É a comunicação, estúpido!

"O povo quer ser ouvido, entender o que é dito e sentir-se representado por quem fala igual".

Por Ana Cristina Cavalcante*

Uma parcela da população há tempos escondida nos armários surge poderosa e ascende ao comando máximo do Brasil. “Como isso foi acontecer?” É a pergunta que ecoa na bolha de uma assombrada inteligentzia nacional. Atônitos, questionam-se sobre o que teria causado mudança tão radical na condução política da nação. Ainda não assimilaram que, apesar dos muitos fatores sociológicos e antropológicos por trás de si, o fenômeno que acaba de se abater sobre a sociedade brasileira tem uma explicação majoritária: é a Comunicação, estúpido!

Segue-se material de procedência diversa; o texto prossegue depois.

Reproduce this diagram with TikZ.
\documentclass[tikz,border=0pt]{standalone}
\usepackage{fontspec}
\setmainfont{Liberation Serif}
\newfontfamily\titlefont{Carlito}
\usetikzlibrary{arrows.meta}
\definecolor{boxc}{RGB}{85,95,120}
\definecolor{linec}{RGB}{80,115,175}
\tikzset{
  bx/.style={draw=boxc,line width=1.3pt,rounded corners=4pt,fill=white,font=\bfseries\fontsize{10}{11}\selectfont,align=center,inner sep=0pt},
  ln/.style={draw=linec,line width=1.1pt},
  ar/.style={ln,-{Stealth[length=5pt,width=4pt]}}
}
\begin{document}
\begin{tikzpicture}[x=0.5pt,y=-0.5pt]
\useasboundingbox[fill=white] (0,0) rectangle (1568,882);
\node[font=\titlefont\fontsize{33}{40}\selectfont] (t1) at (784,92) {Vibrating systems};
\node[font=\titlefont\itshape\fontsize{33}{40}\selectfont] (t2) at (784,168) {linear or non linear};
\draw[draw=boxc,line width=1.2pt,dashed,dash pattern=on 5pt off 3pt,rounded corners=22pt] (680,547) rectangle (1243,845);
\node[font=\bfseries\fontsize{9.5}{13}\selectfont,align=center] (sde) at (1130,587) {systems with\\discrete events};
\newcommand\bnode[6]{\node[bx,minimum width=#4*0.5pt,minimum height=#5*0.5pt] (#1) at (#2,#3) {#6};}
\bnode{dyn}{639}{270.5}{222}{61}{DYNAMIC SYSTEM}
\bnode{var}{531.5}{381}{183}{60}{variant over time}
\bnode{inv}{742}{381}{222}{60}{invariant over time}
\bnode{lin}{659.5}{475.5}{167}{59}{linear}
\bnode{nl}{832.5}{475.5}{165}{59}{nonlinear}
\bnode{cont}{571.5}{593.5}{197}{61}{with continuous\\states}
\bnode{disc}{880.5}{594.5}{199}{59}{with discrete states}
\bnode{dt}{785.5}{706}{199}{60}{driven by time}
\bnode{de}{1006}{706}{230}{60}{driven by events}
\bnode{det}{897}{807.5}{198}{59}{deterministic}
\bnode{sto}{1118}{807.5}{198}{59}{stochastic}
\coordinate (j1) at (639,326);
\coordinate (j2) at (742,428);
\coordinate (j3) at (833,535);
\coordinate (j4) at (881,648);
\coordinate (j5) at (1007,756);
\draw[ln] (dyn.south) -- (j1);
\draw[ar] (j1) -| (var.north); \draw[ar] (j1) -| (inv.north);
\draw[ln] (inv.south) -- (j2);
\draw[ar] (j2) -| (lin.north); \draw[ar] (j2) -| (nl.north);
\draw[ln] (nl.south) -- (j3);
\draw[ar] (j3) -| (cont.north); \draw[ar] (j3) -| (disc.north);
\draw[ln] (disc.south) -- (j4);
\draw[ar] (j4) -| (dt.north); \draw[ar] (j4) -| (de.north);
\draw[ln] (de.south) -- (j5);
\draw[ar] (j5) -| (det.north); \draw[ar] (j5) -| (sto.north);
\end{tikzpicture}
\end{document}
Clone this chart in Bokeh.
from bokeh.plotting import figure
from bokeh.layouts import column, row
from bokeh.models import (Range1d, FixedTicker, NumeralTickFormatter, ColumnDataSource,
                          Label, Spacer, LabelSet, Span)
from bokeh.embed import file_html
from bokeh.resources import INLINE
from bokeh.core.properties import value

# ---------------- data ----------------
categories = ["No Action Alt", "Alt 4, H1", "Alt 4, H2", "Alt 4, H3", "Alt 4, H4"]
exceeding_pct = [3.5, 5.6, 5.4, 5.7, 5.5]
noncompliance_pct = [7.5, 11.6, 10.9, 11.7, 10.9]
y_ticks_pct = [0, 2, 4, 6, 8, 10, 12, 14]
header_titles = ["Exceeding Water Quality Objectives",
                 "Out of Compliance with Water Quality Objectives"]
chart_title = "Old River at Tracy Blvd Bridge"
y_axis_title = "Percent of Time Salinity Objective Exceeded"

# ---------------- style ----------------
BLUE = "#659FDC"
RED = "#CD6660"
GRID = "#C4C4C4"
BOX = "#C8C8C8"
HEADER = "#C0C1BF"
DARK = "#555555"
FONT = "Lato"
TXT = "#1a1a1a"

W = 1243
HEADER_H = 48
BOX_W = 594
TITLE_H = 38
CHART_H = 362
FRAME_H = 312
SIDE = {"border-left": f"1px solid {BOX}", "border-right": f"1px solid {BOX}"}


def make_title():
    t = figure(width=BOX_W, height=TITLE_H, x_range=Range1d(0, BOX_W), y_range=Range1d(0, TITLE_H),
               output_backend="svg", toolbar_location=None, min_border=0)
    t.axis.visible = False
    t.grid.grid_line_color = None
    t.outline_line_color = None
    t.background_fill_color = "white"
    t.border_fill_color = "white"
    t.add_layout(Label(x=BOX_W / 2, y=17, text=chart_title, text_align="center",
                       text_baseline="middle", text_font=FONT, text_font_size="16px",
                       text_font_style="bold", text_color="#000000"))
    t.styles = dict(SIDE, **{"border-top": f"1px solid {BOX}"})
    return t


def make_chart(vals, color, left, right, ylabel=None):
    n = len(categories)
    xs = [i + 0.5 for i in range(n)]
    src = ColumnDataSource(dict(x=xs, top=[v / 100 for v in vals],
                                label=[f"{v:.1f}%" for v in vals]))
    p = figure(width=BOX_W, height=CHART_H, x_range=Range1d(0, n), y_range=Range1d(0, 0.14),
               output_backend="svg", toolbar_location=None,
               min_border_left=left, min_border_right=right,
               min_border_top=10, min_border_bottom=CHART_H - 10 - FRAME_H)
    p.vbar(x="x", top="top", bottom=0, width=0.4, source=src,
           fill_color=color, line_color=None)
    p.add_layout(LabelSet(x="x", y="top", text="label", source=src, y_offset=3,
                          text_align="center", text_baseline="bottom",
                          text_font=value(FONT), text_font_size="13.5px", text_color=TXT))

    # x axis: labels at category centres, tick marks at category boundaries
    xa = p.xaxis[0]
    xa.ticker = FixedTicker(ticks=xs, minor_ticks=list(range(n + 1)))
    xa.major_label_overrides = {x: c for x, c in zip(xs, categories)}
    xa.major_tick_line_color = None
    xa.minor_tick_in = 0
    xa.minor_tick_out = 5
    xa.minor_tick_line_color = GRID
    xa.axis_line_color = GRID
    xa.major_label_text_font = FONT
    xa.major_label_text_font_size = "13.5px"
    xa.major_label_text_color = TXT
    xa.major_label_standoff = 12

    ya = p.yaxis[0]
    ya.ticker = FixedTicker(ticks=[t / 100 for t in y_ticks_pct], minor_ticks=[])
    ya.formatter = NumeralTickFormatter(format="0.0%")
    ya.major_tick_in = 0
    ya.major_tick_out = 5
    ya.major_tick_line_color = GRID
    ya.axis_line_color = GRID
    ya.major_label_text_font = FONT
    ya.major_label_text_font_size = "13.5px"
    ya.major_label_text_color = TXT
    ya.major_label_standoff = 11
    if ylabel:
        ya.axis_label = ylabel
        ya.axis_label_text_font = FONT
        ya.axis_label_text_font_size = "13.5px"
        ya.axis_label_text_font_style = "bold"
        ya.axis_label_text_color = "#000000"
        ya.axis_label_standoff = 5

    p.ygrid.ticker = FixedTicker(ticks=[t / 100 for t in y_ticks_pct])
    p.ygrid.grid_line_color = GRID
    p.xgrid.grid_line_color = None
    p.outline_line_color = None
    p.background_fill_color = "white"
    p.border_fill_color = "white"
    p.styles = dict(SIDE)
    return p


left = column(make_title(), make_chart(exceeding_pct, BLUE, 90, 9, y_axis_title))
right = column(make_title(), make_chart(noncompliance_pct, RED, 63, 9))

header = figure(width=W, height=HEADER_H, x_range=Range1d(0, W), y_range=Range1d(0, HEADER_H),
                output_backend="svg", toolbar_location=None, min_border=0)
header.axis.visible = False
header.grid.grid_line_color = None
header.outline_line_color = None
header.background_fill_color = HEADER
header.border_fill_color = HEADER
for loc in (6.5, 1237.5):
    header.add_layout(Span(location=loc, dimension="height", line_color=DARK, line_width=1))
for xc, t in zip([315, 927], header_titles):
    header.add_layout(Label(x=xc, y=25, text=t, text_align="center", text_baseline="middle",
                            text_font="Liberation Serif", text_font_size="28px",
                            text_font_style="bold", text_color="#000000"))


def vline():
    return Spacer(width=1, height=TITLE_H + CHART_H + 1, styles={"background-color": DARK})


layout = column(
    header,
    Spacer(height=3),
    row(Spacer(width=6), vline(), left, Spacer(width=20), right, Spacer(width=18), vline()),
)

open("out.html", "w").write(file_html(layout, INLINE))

A fomentar esse tsunami político está a perda completa da capacidade do establishment de comunicar-se com o cidadão comum. Ou de simplesmente enxergá-lo! Mulheres e homens submersos no Brasil profundo… Nativos das periferias das grandes cidades, das igrejas, nos estádios ou no metrô… Naquela classe média espremida entre a escola pública e o precário atendimento de saúde, por um lado, e a posse de um smartphone adquirido em 12 parcelas pequenas o suficiente para caberem nos seus três salários mínimos, por outro. Ou ainda, claro, os ricos – uma minoria, é bom que se diga – que apenas não deixaram o cavalo selado passar a galope. Que senso de oportunidade!

O pedantismo de setores da esquerda e o cinismo do centro e de uma direita elitista aliaram-se na ignorância mais absoluta sobre as pessoas que decidiram essa eleição histórica. Abraçados, abriram uma avenida por onde desfilou a extrema-direita, essa sim capaz de falar com a sociedade exaustivamente bombardeada pelo noticiário – um misto de narcisista e alienado das causas sensíveis ao complexo tecido social brasileiro.

Não fazia mais diferença o que diziam as manchetes. Mais sentido tinham as mensagens de whatsapp. Um novo meio de comunicação. E, principalmente, um discurso! Muito mais McLuhan; um tanto menos Adorno. Extensão daquilo que o receptor é; e overdose de cultura inferior frankfurtiana.

O recado dado é claro: às favas as boas intenções de uma esquerda que esqueceu da mais básica das noções de linguagem: “interlocutar”… Um verbo mais usado no espanhol, mas que cabe como uma luva! O povo quer ser ouvido, entender o que é dito e sentir-se representado por quem fala igual. “Fala que eu te escuto” em vez de “práxis da dialética”. Perdeu o debate com a recusa de furar a bolha.

E esta foi a espetacular ironia revelada por Mano Brown, dias antes de irmos todos às urnas. Descobrimos, perplexos, que o senso comum prevaleceu. Não eram os 20 centavos! Era o “contra tudo o que está aí”. Teve Copa e golpe. Os fascistas passaram, gritando “viva Ustra!”, e vão governar o Brasil. Não importa perdermos direitos, liberdades ou qualidade de vida. Aprendemos como foram eficientes as platitudes repetidas ad infinitum. Ganharam as eleições e a guerra da comunicação. De lavada, “com Deus acima de todos e Brasil acima de tudo. É isso daí. Tá ok?”

*Ana Cristina Cavalcante é jornalista.